------ Source material
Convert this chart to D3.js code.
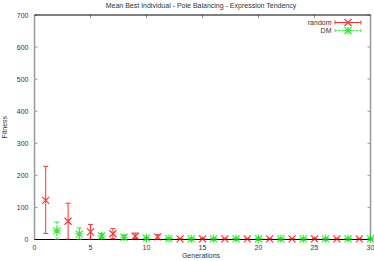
<!DOCTYPE html>
<html><head><meta charset="utf-8">
<script src="https://cdn.jsdelivr.net/npm/d3@7"></script>
<style>body{margin:0;background:#fff}text{font-family:"Liberation Sans",Arial,sans-serif}</style>
</head><body><svg id="c" width="374" height="261"></svg>
<script>
const title = "Mean Best Individual - Pole Balancing - Expression Tendency";
const xLabel = "Generations";
const yLabel = "Fitness";
const xTicks = [0,5,10,15,20,25,30];
const yTicks = [0,100,200,300,400,500,600,700];
const randomGen = [1,3,5,7,9,11,13,15,17,19,21,23,25,27,29];
const randomMean = [122,57,24,18,10,8,2,2,2,2,2,2,2,2,2];
const randomLow  = [19,1,1,3,3,1,1,1,1,1,1,1,1,1,1];
const randomHigh = [228,113,47,34,20,15,3,3,3,3,3,3,3,3,3];
const dmGen = [2,4,6,8,10,12,14,16,18,20,22,24,26,28,30];
const dmMean = [27,17,11,7,4,3,2,2,2,2,2,2,2,2,2];
const dmLow  = [1,1,3,1,1,1,1,1,1,1,1,1,1,1,1];
const dmHigh = [54,36,19,14,7,5,3,3,3,3,3,3,3,3,3];

const svg = d3.select("#c");
const L=34.5, R=370.5, T=15, B=239.5;
const x = d3.scaleLinear().domain([0,30]).range([L,R]);
const y = d3.scaleLinear().domain([0,700]).range([B,T]);
const grey="#999", tc="#333";

yTicks.forEach(v=>{
  svg.append("line").attr("x1",L).attr("x2",L+3).attr("y1",y(v)).attr("y2",y(v)).attr("stroke",grey);
  svg.append("line").attr("x1",R).attr("x2",R-3).attr("y1",y(v)).attr("y2",y(v)).attr("stroke",grey);
  svg.append("text").attr("x",L-6).attr("y",y(v)+2.5).attr("text-anchor","end").attr("font-size",7).attr("fill",tc).text(v);
});
xTicks.forEach(v=>{
  svg.append("line").attr("x1",x(v)).attr("x2",x(v)).attr("y1",T).attr("y2",T+3).attr("stroke",grey);
  svg.append("line").attr("x1",x(v)).attr("x2",x(v)).attr("y1",B).attr("y2",B-3).attr("stroke",grey);
  svg.append("text").attr("x",x(v)).attr("y",B+10).attr("text-anchor","middle").attr("font-size",7).attr("fill",tc).text(v);
});
svg.append("line").attr("x1",L).attr("x2",L).attr("y1",T).attr("y2",B).attr("stroke",grey).attr("stroke-width",1.5);
svg.append("line").attr("x1",R).attr("x2",R).attr("y1",T).attr("y2",B).attr("stroke",grey).attr("stroke-width",1.5);
svg.append("line").attr("x1",L).attr("x2",R).attr("y1",T).attr("y2",T).attr("stroke","#000");
svg.append("line").attr("x1",L).attr("x2",R).attr("y1",B).attr("y2",B).attr("stroke","#000");

svg.append("text").attr("x",201).attr("y",7.5).attr("text-anchor","middle").attr("font-size",7).attr("fill",tc).text(title);
svg.append("text").attr("x",201).attr("y",258).attr("text-anchor","middle").attr("font-size",7).attr("fill",tc).text(xLabel);
svg.append("text").attr("transform","translate(7,"+((T+B)/2)+") rotate(-90)").attr("text-anchor","middle").attr("font-size",7).attr("fill",tc).text(yLabel);

const red="#ff0000", green="#00e000";
function cross(g,cx,cy,c){
  const s=3.5;
  g.append("path").attr("d",`M${cx-s},${cy-s}L${cx+s},${cy+s}M${cx-s},${cy+s}L${cx+s},${cy-s}`).attr("stroke",c).attr("stroke-width",1.2).attr("fill","none");
}
function star(g,cx,cy,c){
  const s=3.5;
  g.append("path").attr("d",`M${cx-s},${cy-s}L${cx+s},${cy+s}M${cx-s},${cy+s}L${cx+s},${cy-s}M${cx-s-0.5},${cy}L${cx+s+0.5},${cy}M${cx},${cy-s-0.5}L${cx},${cy+s+0.5}`).attr("stroke",c).attr("stroke-width",1.1).attr("fill","none");
}
function ebar(g,cx,lo,hi,c,dash){
  g.append("line").attr("x1",cx).attr("x2",cx).attr("y1",lo).attr("y2",hi).attr("stroke",c).attr("stroke-dasharray",dash||null);
  [lo,hi].forEach(yy=>g.append("line").attr("x1",cx-2.5).attr("x2",cx+2.5).attr("y1",yy).attr("y2",yy).attr("stroke",c));
}
const g=svg.append("g").attr("opacity",0.8);
randomGen.forEach((gn,i)=>{
  ebar(g,x(gn),y(randomLow[i]),y(randomHigh[i]),red);
  cross(g,x(gn),y(randomMean[i]),red);
});
dmGen.forEach((gn,i)=>{
  ebar(g,x(gn),y(dmLow[i]),y(dmHigh[i]),green,"2,1");
  star(g,x(gn),y(dmMean[i]),green);
});
// legend
const ly1=22.5, ly2=30.5;
svg.append("text").attr("x",331.5).attr("y",ly1+2.5).attr("text-anchor","end").attr("font-size",7).attr("fill",tc).text("random");
svg.append("text").attr("x",331.5).attr("y",ly2+2.5).attr("text-anchor","end").attr("font-size",7).attr("fill",tc).text("DM");
const lg=svg.append("g").attr("opacity",0.8);
lg.append("line").attr("x1",335).attr("x2",361).attr("y1",ly1).attr("y2",ly1).attr("stroke",red);
[335,361].forEach(xx=>lg.append("line").attr("x1",xx).attr("x2",xx).attr("y1",ly1-2).attr("y2",ly1+2).attr("stroke",red));
cross(lg,348,ly1,red);
lg.append("line").attr("x1",335).attr("x2",361).attr("y1",ly2).attr("y2",ly2).attr("stroke",green).attr("stroke-dasharray","2,1.5");
[335,361].forEach(xx=>lg.append("line").attr("x1",xx).attr("x2",xx).attr("y1",ly2-1.5).attr("y2",ly2+1.5).attr("stroke",green).attr("stroke-dasharray","1,1"));
star(lg,348,ly2,green);
</script></body></html>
------------
Output all of the data exactly as it stands, minus any images.

Convert this chart to D3.js code.
<!DOCTYPE html>
<html><head><meta charset="utf-8">
<script src="https://cdn.jsdelivr.net/npm/d3@7"></script>
<style>body{margin:0;background:#fff}text{font-family:"Liberation Sans",Arial,sans-serif}</style>
</head><body><svg id="c" width="374" height="261"></svg>
<script>
const title = "Mean Best Individual - Pole Balancing - Expression Tendency";
const xLabel = "Generations";
const yLabel = "Fitness";
const xTicks = [0,5,10,15,20,25,30];
const yTicks = [0,100,200,300,400,500,600,700];
const randomGen = [1,3,5,7,9,11,13,15,17,19,21,23,25,27,29];
const randomMean = [122,57,24,18,10,8,2,2,2,2,2,2,2,2,2];
const randomLow  = [19,1,1,3,3,1,1,1,1,1,1,1,1,1,1];
const randomHigh = [228,113,47,34,20,15,3,3,3,3,3,3,3,3,3];
const dmGen = [2,4,6,8,10,12,14,16,18,20,22,24,26,28,30];
const dmMean = [27,17,11,7,4,3,2,2,2,2,2,2,2,2,2];
const dmLow  = [1,1,3,1,1,1,1,1,1,1,1,1,1,1,1];
const dmHigh = [54,36,19,14,7,5,3,3,3,3,3,3,3,3,3];

const svg = d3.select("#c");
const L=34.5, R=370.5, T=15, B=239.5;
const x = d3.scaleLinear().domain([0,30]).range([L,R]);
const y = d3.scaleLinear().domain([0,700]).range([B,T]);
const grey="#999", tc="#333";

yTicks.forEach(v=>{
  svg.append("line").attr("x1",L).attr("x2",L+3).attr("y1",y(v)).attr("y2",y(v)).attr("stroke",grey);
  svg.append("line").attr("x1",R).attr("x2",R-3).attr("y1",y(v)).attr("y2",y(v)).attr("stroke",grey);
  svg.append("text").attr("x",L-6).attr("y",y(v)+2.5).attr("text-anchor","end").attr("font-size",7).attr("fill",tc).text(v);
});
xTicks.forEach(v=>{
  svg.append("line").attr("x1",x(v)).attr("x2",x(v)).attr("y1",T).attr("y2",T+3).attr("stroke",grey);
  svg.append("line").attr("x1",x(v)).attr("x2",x(v)).attr("y1",B).attr("y2",B-3).attr("stroke",grey);
  svg.append("text").attr("x",x(v)).attr("y",B+10).attr("text-anchor","middle").attr("font-size",7).attr("fill",tc).text(v);
});
svg.append("line").attr("x1",L).attr("x2",L).attr("y1",T).attr("y2",B).attr("stroke",grey).attr("stroke-width",1.5);
svg.append("line").attr("x1",R).attr("x2",R).attr("y1",T).attr("y2",B).attr("stroke",grey).attr("stroke-width",1.5);
svg.append("line").attr("x1",L).attr("x2",R).attr("y1",T).attr("y2",T).attr("stroke","#000");
svg.append("line").attr("x1",L).attr("x2",R).attr("y1",B).attr("y2",B).attr("stroke","#000");

svg.append("text").attr("x",201).attr("y",7.5).attr("text-anchor","middle").attr("font-size",7).attr("fill",tc).text(title);
svg.append("text").attr("x",201).attr("y",258).attr("text-anchor","middle").attr("font-size",7).attr("fill",tc).text(xLabel);
svg.append("text").attr("transform","translate(7,"+((T+B)/2)+") rotate(-90)").attr("text-anchor","middle").attr("font-size",7).attr("fill",tc).text(yLabel);

const red="#ff0000", green="#00e000";
function cross(g,cx,cy,c){
  const s=3.5;
  g.append("path").attr("d",`M${cx-s},${cy-s}L${cx+s},${cy+s}M${cx-s},${cy+s}L${cx+s},${cy-s}`).attr("stroke",c).attr("stroke-width",1.2).attr("fill","none");
}
function star(g,cx,cy,c){
  const s=3.5;
  g.append("path").attr("d",`M${cx-s},${cy-s}L${cx+s},${cy+s}M${cx-s},${cy+s}L${cx+s},${cy-s}M${cx-s-0.5},${cy}L${cx+s+0.5},${cy}M${cx},${cy-s-0.5}L${cx},${cy+s+0.5}`).attr("stroke",c).attr("stroke-width",1.1).attr("fill","none");
}
function ebar(g,cx,lo,hi,c,dash){
  g.append("line").attr("x1",cx).attr("x2",cx).attr("y1",lo).attr("y2",hi).attr("stroke",c).attr("stroke-dasharray",dash||null);
  [lo,hi].forEach(yy=>g.append("line").attr("x1",cx-2.5).attr("x2",cx+2.5).attr("y1",yy).attr("y2",yy).attr("stroke",c));
}
const g=svg.append("g").attr("opacity",0.8);
randomGen.forEach((gn,i)=>{
  ebar(g,x(gn),y(randomLow[i]),y(randomHigh[i]),red);
  cross(g,x(gn),y(randomMean[i]),red);
});
dmGen.forEach((gn,i)=>{
  ebar(g,x(gn),y(dmLow[i]),y(dmHigh[i]),green,"2,1");
  star(g,x(gn),y(dmMean[i]),green);
});
// legend
const ly1=22.5, ly2=30.5;
svg.append("text").attr("x",331.5).attr("y",ly1+2.5).attr("text-anchor","end").attr("font-size",7).attr("fill",tc).text("random");
svg.append("text").attr("x",331.5).attr("y",ly2+2.5).attr("text-anchor","end").attr("font-size",7).attr("fill",tc).text("DM");
const lg=svg.append("g").attr("opacity",0.8);
lg.append("line").attr("x1",335).attr("x2",361).attr("y1",ly1).attr("y2",ly1).attr("stroke",red);
[335,361].forEach(xx=>lg.append("line").attr("x1",xx).attr("x2",xx).attr("y1",ly1-2).attr("y2",ly1+2).attr("stroke",red));
cross(lg,348,ly1,red);
lg.append("line").attr("x1",335).attr("x2",361).attr("y1",ly2).attr("y2",ly2).attr("stroke",green).attr("stroke-dasharray","2,1.5");
[335,361].forEach(xx=>lg.append("line").attr("x1",xx).attr("x2",xx).attr("y1",ly2-1.5).attr("y2",ly2+1.5).attr("stroke",green).attr("stroke-dasharray","1,1"));
star(lg,348,ly2,green);
</script></body></html>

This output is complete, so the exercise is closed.